Este año político nos ha dejado tres noticias: el avance de la agenda retrógrada impulsada por los grupos dominantes en el Congreso, el casi total colapso de la oposición al régimen y la práctica desaparición de la presidenta Dina Boluarte de la escena política.
Ninguna de las tres es una buena noticia, pero quiero centrarme en la tercera de ellas. Dina Boluarte lo tenía todo a favor para pasar a la historia como una figura positiva. Primera presidenta tras 200 años de independencia, procedente de una de las regiones más pobres, profesional hecha a sí misma y quechuahablante, su potencial simbólico era enorme. También le favorecían las circunstancias de su llegada al poder: tras la destitución de su antecesor por un frustrado autogolpe de Estado con el que pretendió abolir la democracia e iniciar una aventura autoritaria caudillista.
Boluarte podía haber optado por impulsar una agenda social y económica progresista. O al menos podía haberse convertido en un emblema que inspirara transformaciones a nivel individual y colectivo. Pero, en lugar de eso, lo que hemos visto desde que asumió el poder es la consolidación de una coalición depredadora que ha puesto fin a los avances en la profesionalización del Estado, ha destruido la imagen internacional del Perú y nos ha hecho retroceder varias décadas en educación, orden público, calidad democrática y respeto por los derechos humanos. Si con Castillo ya se había iniciado la involución, con Boluarte resultó mucho peor.
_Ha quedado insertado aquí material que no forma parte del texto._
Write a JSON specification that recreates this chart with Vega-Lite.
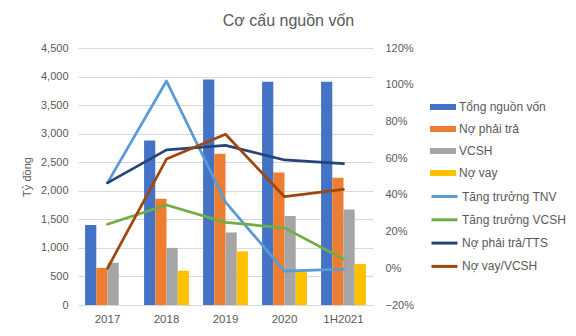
{
  "$schema": "https://vega.github.io/schema/vega-lite/v6.json",
  "width": 295,
  "height": 257,
  "autosize": {"type": "none"},
  "padding": {"left": 78, "top": 48, "right": 203, "bottom": 31},
  "background": "white",
  "title": {
    "text": "Cơ cấu nguồn vốn",
    "fontSize": 16,
    "font": "Liberation Sans",
    "fontWeight": "normal",
    "color": "#595959",
    "anchor": "middle",
    "frame": "group",
    "dx": 63,
    "baseline": "alphabetic",
    "offset": 0
  },
  "config": {
    "view": {"stroke": null},
    "font": "Liberation Sans",
    "axis": {"labelColor": "#595959", "titleColor": "#595959", "labelFont": "Liberation Sans", "titleFont": "Liberation Sans"},
    "legend": {"labelFont": "Liberation Sans"}
  },
  "datasets": {
    "bars": [
      {"year": "2017", "series": "Tổng nguồn vốn", "value": 1400},
      {"year": "2017", "series": "Nợ phải trả", "value": 650},
      {"year": "2017", "series": "VCSH", "value": 740},
      {"year": "2017", "series": "Nợ vay", "value": 0},
      {"year": "2018", "series": "Tổng nguồn vốn", "value": 2880},
      {"year": "2018", "series": "Nợ phải trả", "value": 1860},
      {"year": "2018", "series": "VCSH", "value": 1000},
      {"year": "2018", "series": "Nợ vay", "value": 600},
      {"year": "2019", "series": "Tổng nguồn vốn", "value": 3950},
      {"year": "2019", "series": "Nợ phải trả", "value": 2650},
      {"year": "2019", "series": "VCSH", "value": 1270},
      {"year": "2019", "series": "Nợ vay", "value": 940},
      {"year": "2020", "series": "Tổng nguồn vốn", "value": 3910},
      {"year": "2020", "series": "Nợ phải trả", "value": 2320},
      {"year": "2020", "series": "VCSH", "value": 1560},
      {"year": "2020", "series": "Nợ vay", "value": 610},
      {"year": "1H2021", "series": "Tổng nguồn vốn", "value": 3910},
      {"year": "1H2021", "series": "Nợ phải trả", "value": 2230},
      {"year": "1H2021", "series": "VCSH", "value": 1670},
      {"year": "1H2021", "series": "Nợ vay", "value": 720}
    ],
    "lines": [
      {"year": "2017", "series": "Tăng trưởng TNV", "value": 0.465},
      {"year": "2018", "series": "Tăng trưởng TNV", "value": 1.02},
      {"year": "2019", "series": "Tăng trưởng TNV", "value": 0.36},
      {"year": "2020", "series": "Tăng trưởng TNV", "value": -0.015},
      {"year": "1H2021", "series": "Tăng trưởng TNV", "value": -0.005},
      {"year": "2017", "series": "Tăng trưởng VCSH", "value": 0.24},
      {"year": "2018", "series": "Tăng trưởng VCSH", "value": 0.345},
      {"year": "2019", "series": "Tăng trưởng VCSH", "value": 0.25},
      {"year": "2020", "series": "Tăng trưởng VCSH", "value": 0.22},
      {"year": "1H2021", "series": "Tăng trưởng VCSH", "value": 0.05},
      {"year": "2017", "series": "Nợ phải trả/TTS", "value": 0.465},
      {"year": "2018", "series": "Nợ phải trả/TTS", "value": 0.645},
      {"year": "2019", "series": "Nợ phải trả/TTS", "value": 0.67},
      {"year": "2020", "series": "Nợ phải trả/TTS", "value": 0.59},
      {"year": "1H2021", "series": "Nợ phải trả/TTS", "value": 0.57},
      {"year": "2017", "series": "Nợ vay/VCSH", "value": 0.0},
      {"year": "2018", "series": "Nợ vay/VCSH", "value": 0.595},
      {"year": "2019", "series": "Nợ vay/VCSH", "value": 0.73},
      {"year": "2020", "series": "Nợ vay/VCSH", "value": 0.39},
      {"year": "1H2021", "series": "Nợ vay/VCSH", "value": 0.43}
    ]
  },
  "encoding": {
    "x": {
      "field": "year",
      "type": "nominal",
      "sort": ["2017", "2018", "2019", "2020", "1H2021"],
      "scale": {"paddingInner": 0.24, "paddingOuter": 0.12},
      "axis": {
        "title": null,
        "labelAngle": 0,
        "labelFontSize": 11.5,
        "labelPadding": 8,
        "ticks": false,
        "domainColor": "#D9D9D9",
        "domainWidth": 1
      }
    }
  },
  "layer": [
    {
      "data": {"name": "bars"},
      "mark": {"type": "bar"},
      "encoding": {
        "xOffset": {
          "field": "series",
          "type": "nominal",
          "sort": ["Tổng nguồn vốn", "Nợ phải trả", "VCSH", "Nợ vay"],
          "scale": {"paddingInner": 0, "paddingOuter": 0}
        },
        "y": {
          "field": "value",
          "type": "quantitative",
          "scale": {"domain": [0, 4500], "nice": false},
          "axis": {
            "title": "Tỷ đồng",
            "titleFontSize": 11,
            "titleFontWeight": "normal",
            "titlePadding": 8,
            "values": [0, 500, 1000, 1500, 2000, 2500, 3000, 3500, 4000, 4500],
            "format": ",.0f",
            "labelFontSize": 11,
            "labelPadding": 10,
            "ticks": false,
            "domain": false,
            "grid": true,
            "gridColor": "#D9D9D9",
            "gridWidth": 1
          }
        },
        "color": {
          "field": "series",
          "type": "nominal",
          "scale": {
            "domain": ["Tổng nguồn vốn", "Nợ phải trả", "VCSH", "Nợ vay"],
            "range": ["#4472C4", "#ED7D31", "#A5A5A5", "#FFC000"]
          },
          "legend": {
            "title": null,
            "orient": "none",
            "legendX": 352,
            "legendY": 46,
            "padding": 0,
            "symbolType": "M-1,-0.23H1V0.23H-1Z",
            "symbolSize": 676,
            "symbolStrokeWidth": 0,
            "labelFontSize": 12,
            "labelColor": "#595959",
            "labelOffset": 3,
            "rowPadding": 3
          }
        }
      }
    },
    {
      "data": {"name": "lines"},
      "mark": {"type": "line", "strokeWidth": 2.75, "strokeJoin": "round", "strokeCap": "round"},
      "encoding": {
        "x": {"field": "year", "type": "nominal", "sort": ["2017", "2018", "2019", "2020", "1H2021"], "bandPosition": 0.5},
        "y": {
          "field": "value",
          "type": "quantitative",
          "scale": {"domain": [-0.2, 1.2], "nice": false},
          "axis": {
            "title": null,
            "orient": "right",
            "values": [-0.2, 0, 0.2, 0.4, 0.6, 0.8, 1.0, 1.2],
            "format": ".0%",
            "labelFontSize": 11,
            "labelPadding": 12,
            "ticks": false,
            "domain": false,
            "grid": false
          }
        },
        "stroke": {
          "field": "series",
          "type": "nominal",
          "scale": {
            "domain": ["Tăng trưởng TNV", "Tăng trưởng VCSH", "Nợ phải trả/TTS", "Nợ vay/VCSH"],
            "range": ["#5B9BD5", "#70AD47", "#264478", "#9E480E"]
          },
          "legend": {
            "title": null,
            "orient": "none",
            "legendX": 352,
            "legendY": 134,
            "padding": 0,
            "symbolType": "stroke",
            "symbolSize": 676,
            "symbolStrokeWidth": 3,
            "labelFontSize": 12,
            "labelColor": "#595959",
            "labelOffset": 3,
            "rowPadding": 2.3
          }
        }
      }
    }
  ],
  "resolve": {"scale": {"y": "independent"}}
}
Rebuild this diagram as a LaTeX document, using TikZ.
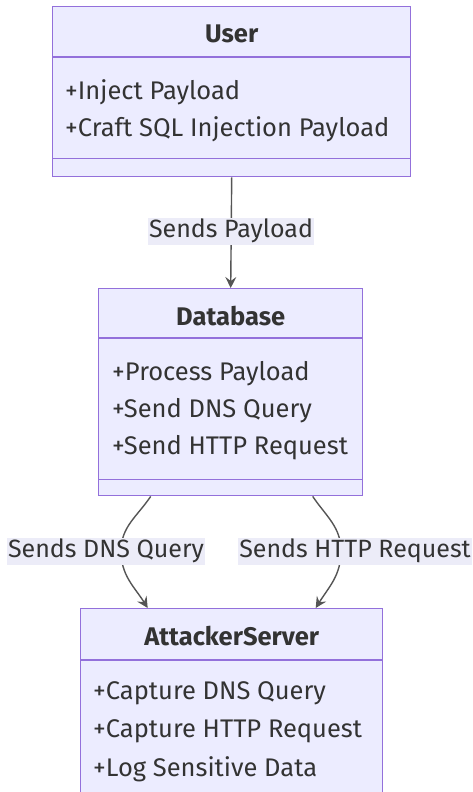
\documentclass[tikz,border=0pt]{standalone}
\usepackage{fontspec}
\setmainfont{Fira Sans}
\usetikzlibrary{arrows.meta}
\definecolor{boxfill}{HTML}{ECECFF}
\definecolor{boxline}{HTML}{9370DB}
\definecolor{txt}{HTML}{333333}
\definecolor{edgecol}{HTML}{555555}
\definecolor{lblfill}{HTML}{ECECF8}
\tikzset{
  classbox/.style={draw=boxline, fill=boxfill, line width=1.4pt, anchor=north west, inner sep=0pt},
  divider/.style={draw=boxline, line width=1.4pt},
  title/.style={text=txt, font=\fontsize{25.5}{30}\selectfont\bfseries, inner sep=0pt},
  member/.style={text=txt, font=\fontsize{25.5}{30}\selectfont, anchor=west, inner sep=0pt},
  edgelbl/.style={text=txt, font=\fontsize{25}{30}\selectfont, fill=lblfill, inner xsep=1pt, inner ysep=0pt, minimum height=27pt},
  edge/.style={draw=edgecol, line width=1.4pt, -{Stealth[length=11pt,width=11pt,inset=4pt]}},
}
\begin{document}
\begin{tikzpicture}[x=1pt,y=1pt]
\useasboundingbox (0,0) rectangle (473,-792);

% User class
\node[classbox, minimum width=358, minimum height=170] (user) at (52,-6) {};
\draw[divider] ([yshift=-51]user.north west) -- ([yshift=-51]user.north east);
\draw[divider] ([yshift=19]user.south west) -- ([yshift=19]user.south east);
\node[title] (userT) at ([yshift=-28]user.north) {User};
\node[member] (userM1) at (65,-92) {+Inject Payload};
\node[member] (userM2) at (65,-129) {+Craft SQL Injection Payload};

% Database class
\node[classbox, minimum width=264, minimum height=207] (db) at (98,-288) {};
\draw[divider] ([yshift=-50]db.north west) -- ([yshift=-50]db.north east);
\draw[divider] ([yshift=17]db.south west) -- ([yshift=17]db.south east);
\node[title] (dbT) at ([yshift=-28]db.north) {Database};
\node[member] (dbM1) at (112,-374) {+Process Payload};
\node[member] (dbM2) at (112,-411) {+Send DNS Query};
\node[member] (dbM3) at (112,-448) {+Send HTTP Request};

% AttackerServer class
\node[classbox, minimum width=302, minimum height=230] (as) at (80,-608) {};
\draw[divider] ([yshift=-52]as.north west) -- ([yshift=-52]as.north east);
\node[title] (asT) at ([yshift=-28]as.north) {AttackerServer};
\node[member] (asM1) at (93,-693) {+Capture DNS Query};
\node[member] (asM2) at (93,-731) {+Capture HTTP Request};
\node[member] (asM3) at (93,-769) {+Log Sensitive Data};

% relations
\coordinate (dbL) at ([xshift=-80]db.south);
\coordinate (dbR) at ([xshift=82]db.south);
\coordinate (asL) at ([xshift=-84]as.north);
\coordinate (asR) at ([xshift=84]as.north);
\coordinate (dnsC) at (121,-551);
\coordinate (httpC) at (341,-551);

\draw[edge] (user.south) -- (db.north);
\draw[edge] (dbL) to[out=-124,in=90] (dnsC) to[out=-90,in=122] (asL);
\draw[edge] (dbR) to[out=-56,in=90] (httpC) to[out=-90,in=58] (asR);

\node[edgelbl] (payL) at (231,-231) {Sends Payload};
\node[edgelbl] (dnsL) at (106,-551) {Sends DNS Query};
\node[edgelbl] (httpL) at (355,-551) {Sends HTTP Request};
\end{tikzpicture}
\end{document}
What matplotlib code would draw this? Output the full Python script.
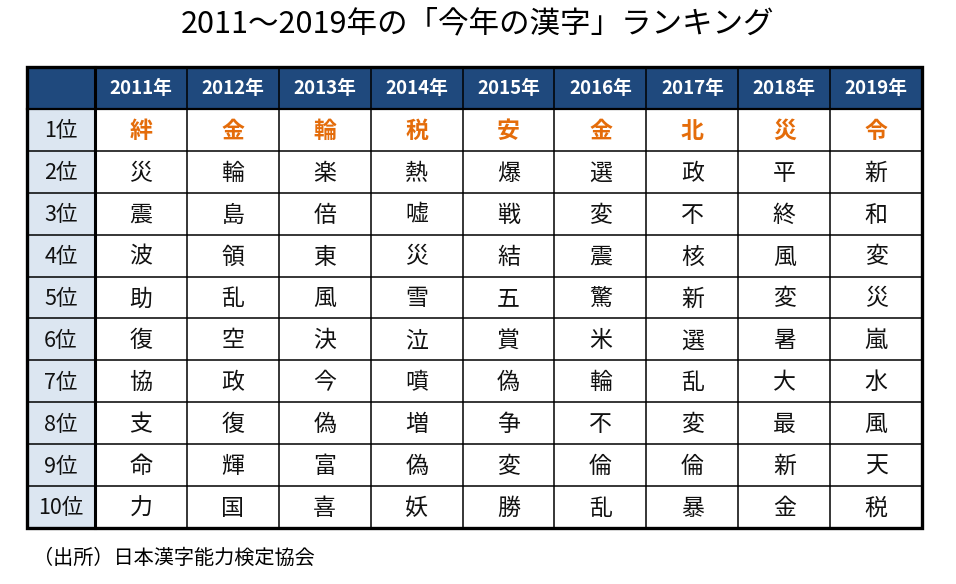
import matplotlib
matplotlib.use('Agg')
import matplotlib.pyplot as plt
from matplotlib.patches import Rectangle

plt.rcParams['font.family'] = ['Noto Sans CJK JP', 'DejaVu Sans']

years = ['2011年', '2012年', '2013年', '2014年', '2015年',
         '2016年', '2017年', '2018年', '2019年']
ranks = ['1位', '2位', '3位', '4位', '5位', '6位', '7位', '8位', '9位', '10位']
kanji = [
    ['絆', '災', '震', '波', '助', '復', '協', '支', '命', '力'],
    ['金', '輪', '島', '領', '乱', '空', '政', '復', '輝', '国'],
    ['輪', '楽', '倍', '東', '風', '決', '今', '偽', '富', '喜'],
    ['税', '熱', '嘘', '災', '雪', '泣', '噴', '増', '偽', '妖'],
    ['安', '爆', '戦', '結', '五', '賞', '偽', '争', '変', '勝'],
    ['金', '選', '変', '震', '驚', '米', '輪', '不', '倫', '乱'],
    ['北', '政', '不', '核', '新', '選', '乱', '変', '倫', '暴'],
    ['災', '平', '終', '風', '変', '暑', '大', '最', '新', '金'],
    ['令', '新', '和', '変', '災', '嵐', '水', '風', '天', '税'],
]

navy = '#1f497d'
light = '#dce6f1'
orange = '#e46c0a'

fig = plt.figure(figsize=(9.56, 5.84), dpi=100)
ax = fig.add_axes([0, 0, 1, 1])
ax.set_xlim(0, 956)
ax.set_ylim(584, 0)
ax.axis('off')

left, top = 27, 67
first_w, col_w, row_h = 68, 91.9, 41.9
n_cols = len(years)
n_rows = len(ranks) + 1
right = left + first_w + col_w * n_cols
bottom = top + row_h * n_rows

def col_x(j):
    return left + first_w + col_w * j

# header row
ax.add_patch(Rectangle((left, top), right - left, row_h, fc=navy, ec='none'))
# rank column
ax.add_patch(Rectangle((left, top + row_h), first_w, row_h * len(ranks), fc=light, ec='none'))

for j, y in enumerate(years):
    ax.text(col_x(j) + col_w / 2, top + row_h / 2 + 1, y, color='white', fontsize=13.5,
            fontweight='bold', ha='center', va='center')

for i, r in enumerate(ranks):
    cy = top + row_h * (i + 1.5) + 1.5
    ax.text(left + first_w / 2, cy, r, fontsize=15.5, ha='center', va='center', color='#111111')
    for j in range(n_cols):
        ch = kanji[j][i]
        if i == 0:
            ax.text(col_x(j) + col_w / 2, cy, ch, fontsize=16.5, fontweight='bold',
                    color=orange, ha='center', va='center')
        else:
            ax.text(col_x(j) + col_w / 2, cy, ch, fontsize=16.5,
                    color='#111111', ha='center', va='center')

# grid lines
for i in range(1, n_rows):
    y = top + row_h * i
    ax.plot([left, right], [y, y], color='black', lw=1.1 if i > 1 else 1.6, zorder=3)
for j in range(1, n_cols):
    x = col_x(j)
    ax.plot([x, x], [top, bottom], color='black', lw=1.1, zorder=3)
ax.plot([left + first_w] * 2, [top, bottom], color='black', lw=2.2, zorder=4)
ax.add_patch(Rectangle((left, top), right - left, bottom - top, fc='none',
                       ec='black', lw=2.4, zorder=5))

ax.text(478, 24, '2011～2019年の「今年の漢字」ランキング', fontsize=22,
        ha='center', va='center', color='black')
ax.text(33, 558, '（出所）日本漢字能力検定協会', fontsize=14.5,
        ha='left', va='center', color='black')

fig.savefig('out.png', dpi=100)
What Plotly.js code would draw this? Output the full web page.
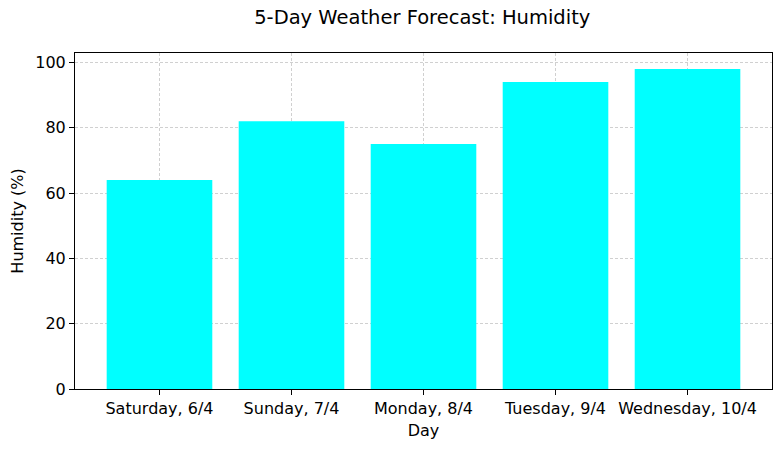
<!DOCTYPE html>
<html><head><meta charset="utf-8">
<script src="https://cdn.plot.ly/plotly-3.0.1.min.js"></script>
<style>body{margin:0;padding:0;}#chart{width:782px;height:450px;}</style>
</head><body><div id="chart"></div>
<script>
const days = ["Saturday, 6/4", "Sunday, 7/4", "Monday, 8/4", "Tuesday, 9/4", "Wednesday, 10/4"];
const humidity = [64, 82, 75, 94, 98];
const yTicks = [0, 20, 40, 60, 80, 100];

const font = "DejaVu Sans, sans-serif";
const trace = {
  type: 'bar',
  x: days.map((d, i) => i),
  y: humidity,
  width: 0.8,
  marker: {color: '#00FFFF', line: {width: 0}},
  hoverinfo: 'none'
};
const grid = {showgrid: true, gridcolor: '#b0b0b0', gridwidth: 0.6, griddash: '3px,2px'};
const layout = {
  width: 782, height: 450,
  margin: {l: 75, r: 10, t: 53, b: 61},
  paper_bgcolor: 'white', plot_bgcolor: 'white',
  showlegend: false,
  title: {text: '5-Day Weather Forecast: Humidity', font: {family: font, size: 19.5, color: '#000'}, x: 0.54, xanchor: 'center', y: 0.978, yanchor: 'top'},
  xaxis: Object.assign({
    range: [-0.64, 4.64],
    tickmode: 'array', tickvals: days.map((d, i) => i), ticktext: days,
    ticks: 'outside', ticklen: 5, tickcolor: '#000', tickwidth: 1,
    showline: true, linecolor: '#000', linewidth: 1, mirror: true,
    zeroline: false,
    tickfont: {family: font, size: 16, color: '#000'},
    title: {text: 'Day', font: {family: font, size: 16, color: '#000'}, standoff: 7}
  }, grid),
  yaxis: Object.assign({
    range: [0, 102.9],
    tickmode: 'array', tickvals: yTicks,
    ticks: 'outside', ticklen: 5, tickcolor: '#000', tickwidth: 1,
    showline: true, linecolor: '#000', linewidth: 1, mirror: true,
    zeroline: false,
    tickfont: {family: font, size: 16, color: '#000'},
    title: {text: 'Humidity (%)', font: {family: font, size: 16, color: '#000'}, standoff: 7}
  }, grid),
  bargap: 0.2
};
Plotly.newPlot('chart', [trace], layout, {displayModeBar: false, staticPlot: true});
</script></body></html>
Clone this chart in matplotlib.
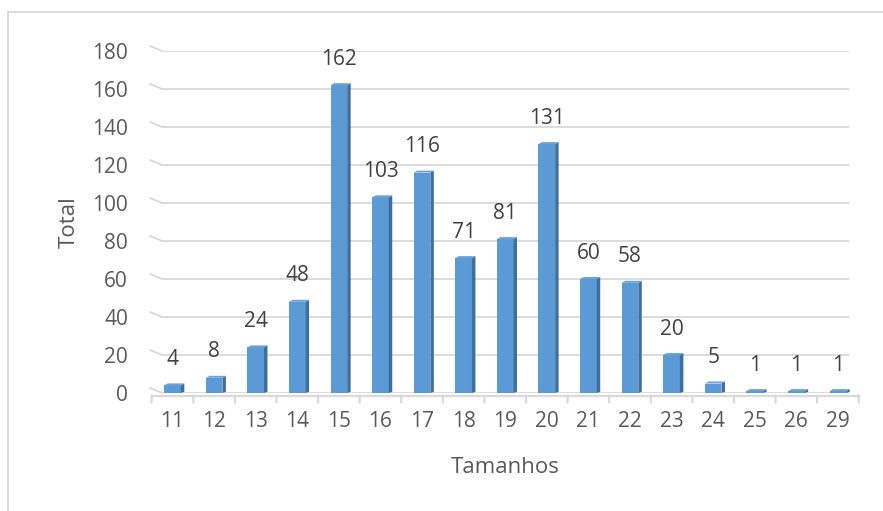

Es cierto que Boluarte no lo tenía sencillo. Literalmente, desde el minuto uno de su mandato se vio obligada a enfrentar la oposición de los partidarios del frustrado dictador, que protestaban en la calle contra la destitución de su líder, a quienes luego se sumaron otros grupos, indignados por las muertes. Tampoco contaba con un partido político propio, ni con experiencia de gobierno, más allá de sus meses de ministra. Pero la realidad de estos desafíos no debe hacernos olvidar que, como ocurre con cualquier político que detenta el poder, la responsabilidad principal de su fracaso recae sobre sus hombros. Fue Boluarte quien decidió quedarse cuando se le pedía que impusiera su autoridad y convocara elecciones. Fue ella quien decidió rodearse de colaboradores de línea dura, avalar la represión sangrienta y, posteriormente, ceder a las exigencias de los grupos extremistas dominantes en el Congreso, a cambio de mantenerse en el poder.
Estas decisiones le enajenaron el apoyo de aquellos sectores que podían haberla ayudado a cumplir las promesas asociadas a su nombramiento. No supo recuperar el apoyo de quienes habían promovido su elección, junto con Castillo, y tampoco pudo ganarse el favor de las clases medias y populares urbanas que habían apoyado a Fujimori, que podían sentirse reivindicadas por la condición de mujer, emprendedora y migrante de la presidenta.
Los resultados de este fracaso van a dejar huellas profundas en nuestro tejido social. Las encuestas del IEP muestran que casi la mitad de los peruanos apoyaría un golpe de Estado contra la corrupción. Casi dos de cada tres jóvenes afirman que les gustaría abandonar el Perú en los próximos años. Revertir esta espiral negativa es muy difícil. Los discursos de Fiestas Patrias son uno de los pocos rituales de la política tradicional que aún tienen cierta vigencia. Son uno de los contados momentos en los que, en un contexto de fragmentación y desapego hacia la política, todavía prestamos algo de atención a lo que dicen nuestros gobernantes.
Haga lo que haga, seguramente Boluarte deberá responder ante la justicia por los hechos ocurridos desde que asumió el poder. Es probable que esta consideración personal sea lo que la lleva a comportarse como una presidenta ensimismada, sin capacidad de iniciativa y siempre a remolque del Congreso. Pero, si quiere dar un giro a su presidencia y evitar ser recordada como una de las mayores decepciones de la historia republicana, este 28 de julio es una de sus últimas oportunidades.